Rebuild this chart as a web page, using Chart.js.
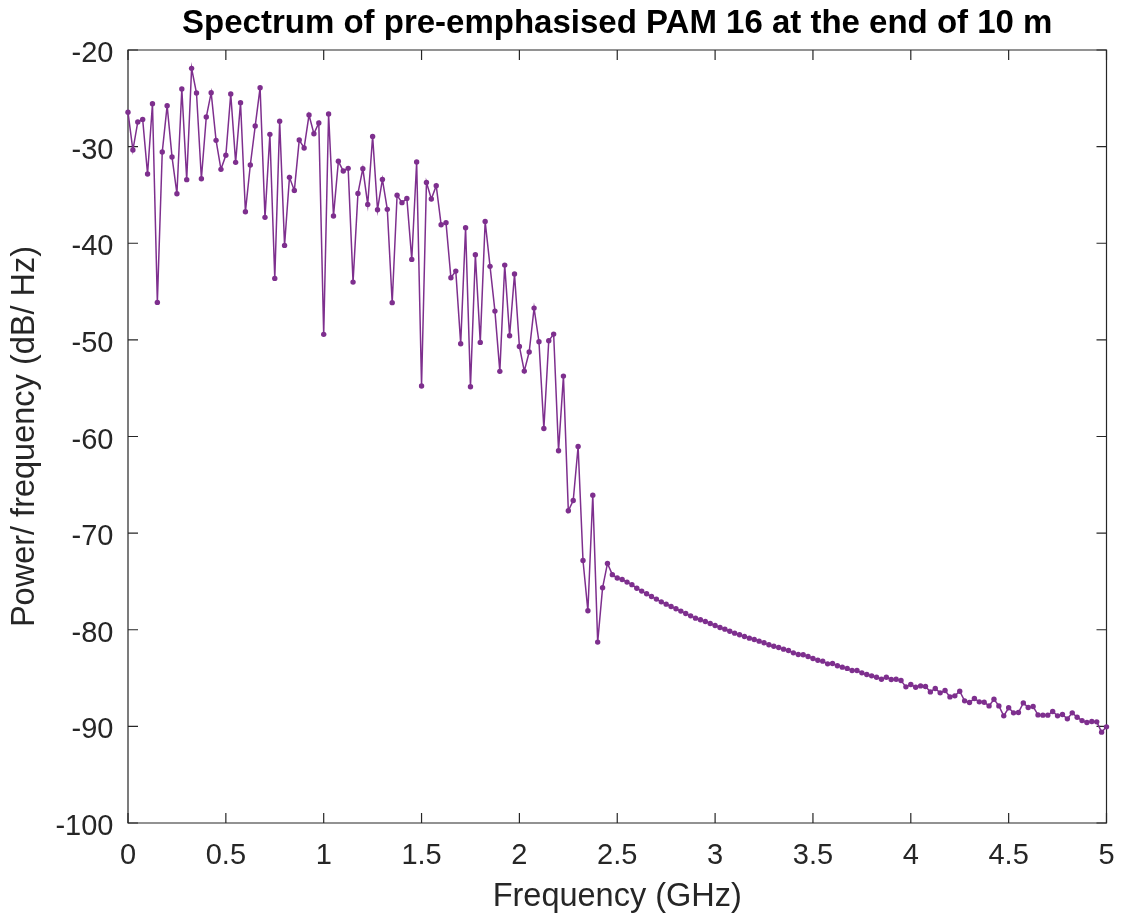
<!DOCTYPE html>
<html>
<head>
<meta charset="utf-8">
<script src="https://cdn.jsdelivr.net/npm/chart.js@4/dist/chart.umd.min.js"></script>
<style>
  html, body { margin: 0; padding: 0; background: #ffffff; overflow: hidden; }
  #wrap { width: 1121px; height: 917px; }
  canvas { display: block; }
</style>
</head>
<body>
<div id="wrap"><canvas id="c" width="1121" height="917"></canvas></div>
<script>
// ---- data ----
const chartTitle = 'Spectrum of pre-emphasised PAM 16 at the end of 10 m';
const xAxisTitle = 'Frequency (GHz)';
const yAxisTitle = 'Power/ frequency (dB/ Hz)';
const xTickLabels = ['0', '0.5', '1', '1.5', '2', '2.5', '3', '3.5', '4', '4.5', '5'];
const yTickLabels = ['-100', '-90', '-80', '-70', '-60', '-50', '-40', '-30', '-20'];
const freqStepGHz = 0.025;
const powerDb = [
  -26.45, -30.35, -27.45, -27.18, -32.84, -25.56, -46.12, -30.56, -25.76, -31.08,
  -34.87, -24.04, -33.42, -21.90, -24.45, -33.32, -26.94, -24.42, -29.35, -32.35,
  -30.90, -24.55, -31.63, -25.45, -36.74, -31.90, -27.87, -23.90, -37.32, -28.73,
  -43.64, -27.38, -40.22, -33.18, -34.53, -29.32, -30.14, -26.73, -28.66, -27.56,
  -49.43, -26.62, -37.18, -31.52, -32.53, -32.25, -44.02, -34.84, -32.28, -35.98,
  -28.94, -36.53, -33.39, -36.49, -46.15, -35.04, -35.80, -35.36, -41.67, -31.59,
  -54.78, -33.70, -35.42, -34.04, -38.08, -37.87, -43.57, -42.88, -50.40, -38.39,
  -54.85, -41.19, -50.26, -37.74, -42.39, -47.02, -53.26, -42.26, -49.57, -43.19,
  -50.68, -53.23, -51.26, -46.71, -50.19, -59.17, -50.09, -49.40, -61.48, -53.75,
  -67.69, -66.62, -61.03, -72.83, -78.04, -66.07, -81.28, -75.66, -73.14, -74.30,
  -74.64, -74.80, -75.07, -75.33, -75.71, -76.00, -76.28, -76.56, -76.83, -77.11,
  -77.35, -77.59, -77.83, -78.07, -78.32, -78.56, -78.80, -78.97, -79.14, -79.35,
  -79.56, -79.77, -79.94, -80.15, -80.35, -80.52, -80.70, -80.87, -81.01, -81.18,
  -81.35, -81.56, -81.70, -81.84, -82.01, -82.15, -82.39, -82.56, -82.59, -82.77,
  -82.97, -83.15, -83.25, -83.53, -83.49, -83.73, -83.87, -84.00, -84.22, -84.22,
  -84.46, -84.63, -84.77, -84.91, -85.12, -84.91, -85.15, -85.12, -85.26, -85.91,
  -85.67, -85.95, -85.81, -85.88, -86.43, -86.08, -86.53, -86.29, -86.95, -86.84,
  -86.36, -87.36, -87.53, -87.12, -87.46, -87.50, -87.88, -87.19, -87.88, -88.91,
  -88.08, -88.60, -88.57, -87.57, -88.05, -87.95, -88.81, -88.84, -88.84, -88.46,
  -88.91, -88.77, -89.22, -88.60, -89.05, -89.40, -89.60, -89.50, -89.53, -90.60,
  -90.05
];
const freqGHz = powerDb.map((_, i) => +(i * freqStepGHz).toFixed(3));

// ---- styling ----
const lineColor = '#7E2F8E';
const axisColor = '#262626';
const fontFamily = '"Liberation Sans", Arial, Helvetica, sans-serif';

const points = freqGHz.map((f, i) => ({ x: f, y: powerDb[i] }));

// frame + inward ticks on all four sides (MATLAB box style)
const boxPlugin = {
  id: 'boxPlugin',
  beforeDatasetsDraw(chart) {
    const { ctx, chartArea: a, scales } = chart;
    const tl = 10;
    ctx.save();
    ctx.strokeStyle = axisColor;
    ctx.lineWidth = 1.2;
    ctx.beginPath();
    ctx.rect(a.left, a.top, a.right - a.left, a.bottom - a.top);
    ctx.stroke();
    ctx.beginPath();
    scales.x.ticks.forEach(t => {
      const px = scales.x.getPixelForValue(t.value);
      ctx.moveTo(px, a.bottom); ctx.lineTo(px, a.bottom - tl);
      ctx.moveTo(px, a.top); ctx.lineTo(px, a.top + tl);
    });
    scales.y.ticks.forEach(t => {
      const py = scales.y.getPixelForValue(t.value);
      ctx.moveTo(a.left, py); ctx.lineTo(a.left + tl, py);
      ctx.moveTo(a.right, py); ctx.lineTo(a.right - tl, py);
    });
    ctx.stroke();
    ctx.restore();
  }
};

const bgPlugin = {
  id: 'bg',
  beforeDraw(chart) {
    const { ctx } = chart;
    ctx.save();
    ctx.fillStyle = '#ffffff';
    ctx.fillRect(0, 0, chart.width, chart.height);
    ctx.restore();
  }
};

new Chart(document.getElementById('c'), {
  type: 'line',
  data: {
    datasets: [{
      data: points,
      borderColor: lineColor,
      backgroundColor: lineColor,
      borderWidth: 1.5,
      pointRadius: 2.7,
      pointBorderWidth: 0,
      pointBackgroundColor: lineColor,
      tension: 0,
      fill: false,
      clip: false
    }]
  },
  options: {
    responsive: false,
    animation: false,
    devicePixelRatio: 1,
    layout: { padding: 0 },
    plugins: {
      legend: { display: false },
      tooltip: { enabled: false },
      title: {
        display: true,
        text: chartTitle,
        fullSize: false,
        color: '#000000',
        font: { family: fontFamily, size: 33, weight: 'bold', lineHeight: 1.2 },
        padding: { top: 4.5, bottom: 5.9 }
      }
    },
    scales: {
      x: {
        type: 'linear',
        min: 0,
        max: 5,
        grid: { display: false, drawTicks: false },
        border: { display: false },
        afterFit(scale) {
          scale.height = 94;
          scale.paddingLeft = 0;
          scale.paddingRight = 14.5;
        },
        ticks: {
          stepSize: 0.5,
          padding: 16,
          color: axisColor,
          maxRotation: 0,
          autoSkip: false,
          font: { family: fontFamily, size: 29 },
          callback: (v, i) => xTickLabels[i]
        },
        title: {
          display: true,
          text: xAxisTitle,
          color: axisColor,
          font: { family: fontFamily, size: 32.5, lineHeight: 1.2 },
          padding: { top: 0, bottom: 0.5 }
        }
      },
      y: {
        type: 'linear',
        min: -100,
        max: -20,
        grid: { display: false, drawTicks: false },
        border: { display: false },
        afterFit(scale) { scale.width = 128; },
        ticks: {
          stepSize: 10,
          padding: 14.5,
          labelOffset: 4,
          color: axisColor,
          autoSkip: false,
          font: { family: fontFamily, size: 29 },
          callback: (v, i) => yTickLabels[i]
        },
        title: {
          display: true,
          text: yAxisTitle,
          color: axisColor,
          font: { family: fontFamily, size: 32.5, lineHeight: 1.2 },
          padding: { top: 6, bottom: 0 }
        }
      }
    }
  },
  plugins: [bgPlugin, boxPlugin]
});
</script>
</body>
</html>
...
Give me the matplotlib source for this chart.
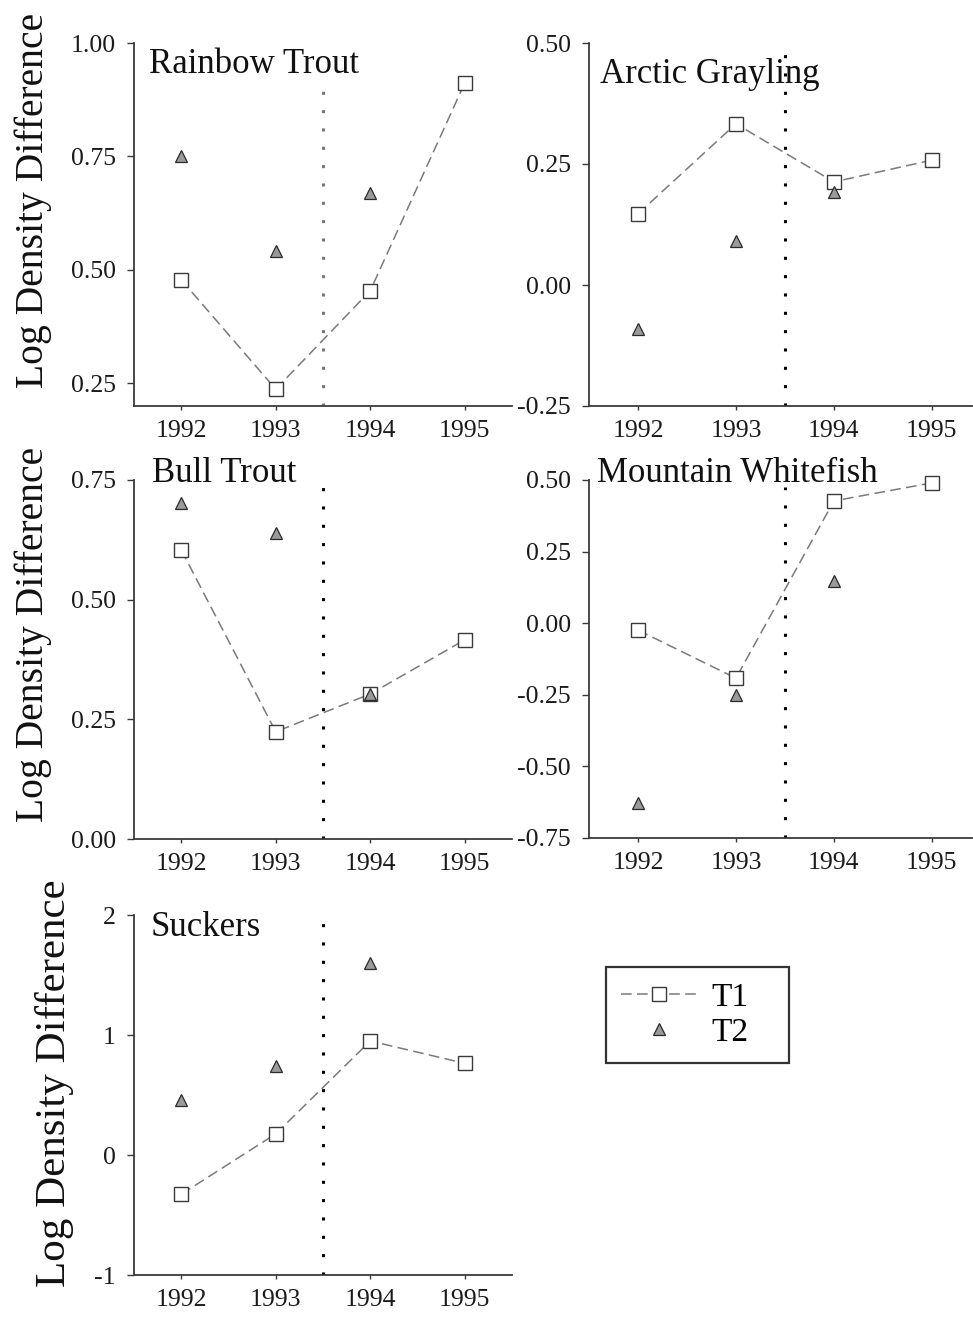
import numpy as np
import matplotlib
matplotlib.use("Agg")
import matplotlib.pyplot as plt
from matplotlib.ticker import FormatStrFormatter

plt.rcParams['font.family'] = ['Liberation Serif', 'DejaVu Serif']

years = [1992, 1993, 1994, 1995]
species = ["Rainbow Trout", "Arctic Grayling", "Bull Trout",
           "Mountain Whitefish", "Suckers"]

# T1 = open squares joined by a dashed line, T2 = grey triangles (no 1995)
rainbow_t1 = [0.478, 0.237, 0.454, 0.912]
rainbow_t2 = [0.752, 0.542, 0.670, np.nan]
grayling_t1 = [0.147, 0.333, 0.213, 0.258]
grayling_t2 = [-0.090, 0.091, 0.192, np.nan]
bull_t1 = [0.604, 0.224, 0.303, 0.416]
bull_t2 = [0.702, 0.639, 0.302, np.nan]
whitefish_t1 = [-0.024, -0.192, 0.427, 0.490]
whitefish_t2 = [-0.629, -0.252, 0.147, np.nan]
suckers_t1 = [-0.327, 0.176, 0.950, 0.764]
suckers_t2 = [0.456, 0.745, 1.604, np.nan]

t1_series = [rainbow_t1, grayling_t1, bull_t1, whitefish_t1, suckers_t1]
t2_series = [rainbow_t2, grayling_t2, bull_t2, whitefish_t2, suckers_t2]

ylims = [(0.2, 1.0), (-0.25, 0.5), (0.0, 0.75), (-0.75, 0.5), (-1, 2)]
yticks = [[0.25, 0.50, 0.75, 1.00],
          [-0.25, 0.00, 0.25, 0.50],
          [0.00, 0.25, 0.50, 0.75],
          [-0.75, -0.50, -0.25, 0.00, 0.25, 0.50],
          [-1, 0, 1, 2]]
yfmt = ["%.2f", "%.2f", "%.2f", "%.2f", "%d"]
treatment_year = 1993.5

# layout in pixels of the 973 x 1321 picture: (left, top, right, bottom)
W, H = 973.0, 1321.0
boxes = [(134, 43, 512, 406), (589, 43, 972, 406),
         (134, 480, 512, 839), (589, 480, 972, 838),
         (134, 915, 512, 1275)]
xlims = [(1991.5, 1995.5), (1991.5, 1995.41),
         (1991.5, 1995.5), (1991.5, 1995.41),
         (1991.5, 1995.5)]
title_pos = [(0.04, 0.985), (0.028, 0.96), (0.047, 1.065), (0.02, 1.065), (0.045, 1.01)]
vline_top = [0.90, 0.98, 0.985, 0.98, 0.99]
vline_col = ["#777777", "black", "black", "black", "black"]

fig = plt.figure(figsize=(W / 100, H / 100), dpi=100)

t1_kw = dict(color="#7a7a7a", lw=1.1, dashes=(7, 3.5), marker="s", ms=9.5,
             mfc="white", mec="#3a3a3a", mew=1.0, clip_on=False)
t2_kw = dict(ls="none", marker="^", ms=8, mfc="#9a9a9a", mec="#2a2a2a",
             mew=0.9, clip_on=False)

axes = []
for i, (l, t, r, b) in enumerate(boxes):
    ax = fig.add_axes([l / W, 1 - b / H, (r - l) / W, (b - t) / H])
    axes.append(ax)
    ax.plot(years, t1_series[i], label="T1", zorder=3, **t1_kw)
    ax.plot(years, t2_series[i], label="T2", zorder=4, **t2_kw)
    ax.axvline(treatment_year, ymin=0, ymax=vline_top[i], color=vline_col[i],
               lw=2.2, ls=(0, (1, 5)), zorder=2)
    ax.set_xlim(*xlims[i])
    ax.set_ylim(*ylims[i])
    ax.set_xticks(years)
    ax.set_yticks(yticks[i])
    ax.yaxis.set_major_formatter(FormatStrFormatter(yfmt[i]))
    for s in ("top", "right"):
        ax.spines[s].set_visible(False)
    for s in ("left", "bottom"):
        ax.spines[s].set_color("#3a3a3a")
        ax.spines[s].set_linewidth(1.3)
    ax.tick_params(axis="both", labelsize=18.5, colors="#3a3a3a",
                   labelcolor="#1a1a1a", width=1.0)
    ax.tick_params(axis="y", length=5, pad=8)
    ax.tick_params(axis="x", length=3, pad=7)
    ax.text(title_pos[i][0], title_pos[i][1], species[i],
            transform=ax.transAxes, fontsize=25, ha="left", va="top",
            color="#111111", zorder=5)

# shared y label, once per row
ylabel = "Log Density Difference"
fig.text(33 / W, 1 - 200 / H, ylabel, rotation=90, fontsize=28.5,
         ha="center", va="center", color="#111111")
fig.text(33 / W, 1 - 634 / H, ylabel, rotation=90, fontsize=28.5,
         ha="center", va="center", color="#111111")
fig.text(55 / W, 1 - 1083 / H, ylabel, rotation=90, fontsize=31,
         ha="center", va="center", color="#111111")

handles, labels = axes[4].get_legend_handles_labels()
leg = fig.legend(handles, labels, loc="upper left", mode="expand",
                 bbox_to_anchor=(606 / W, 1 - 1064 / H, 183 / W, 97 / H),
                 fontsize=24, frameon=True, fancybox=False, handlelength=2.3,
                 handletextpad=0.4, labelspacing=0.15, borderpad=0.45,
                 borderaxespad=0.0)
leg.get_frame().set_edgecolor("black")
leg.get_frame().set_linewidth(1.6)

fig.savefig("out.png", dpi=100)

Challenge. Everything above from the line with "Give me the matplotlib source for this chart." through the line with "treatment_year = 1993.5" should be retyped exactly, and nothing else; omit pictures.

Written response.
Give me the matplotlib source for this chart.
import numpy as np
import matplotlib
matplotlib.use("Agg")
import matplotlib.pyplot as plt
from matplotlib.ticker import FormatStrFormatter

plt.rcParams['font.family'] = ['Liberation Serif', 'DejaVu Serif']

years = [1992, 1993, 1994, 1995]
species = ["Rainbow Trout", "Arctic Grayling", "Bull Trout",
           "Mountain Whitefish", "Suckers"]

# T1 = open squares joined by a dashed line, T2 = grey triangles (no 1995)
rainbow_t1 = [0.478, 0.237, 0.454, 0.912]
rainbow_t2 = [0.752, 0.542, 0.670, np.nan]
grayling_t1 = [0.147, 0.333, 0.213, 0.258]
grayling_t2 = [-0.090, 0.091, 0.192, np.nan]
bull_t1 = [0.604, 0.224, 0.303, 0.416]
bull_t2 = [0.702, 0.639, 0.302, np.nan]
whitefish_t1 = [-0.024, -0.192, 0.427, 0.490]
whitefish_t2 = [-0.629, -0.252, 0.147, np.nan]
suckers_t1 = [-0.327, 0.176, 0.950, 0.764]
suckers_t2 = [0.456, 0.745, 1.604, np.nan]

t1_series = [rainbow_t1, grayling_t1, bull_t1, whitefish_t1, suckers_t1]
t2_series = [rainbow_t2, grayling_t2, bull_t2, whitefish_t2, suckers_t2]

ylims = [(0.2, 1.0), (-0.25, 0.5), (0.0, 0.75), (-0.75, 0.5), (-1, 2)]
yticks = [[0.25, 0.50, 0.75, 1.00],
          [-0.25, 0.00, 0.25, 0.50],
          [0.00, 0.25, 0.50, 0.75],
          [-0.75, -0.50, -0.25, 0.00, 0.25, 0.50],
          [-1, 0, 1, 2]]
yfmt = ["%.2f", "%.2f", "%.2f", "%.2f", "%d"]
treatment_year = 1993.5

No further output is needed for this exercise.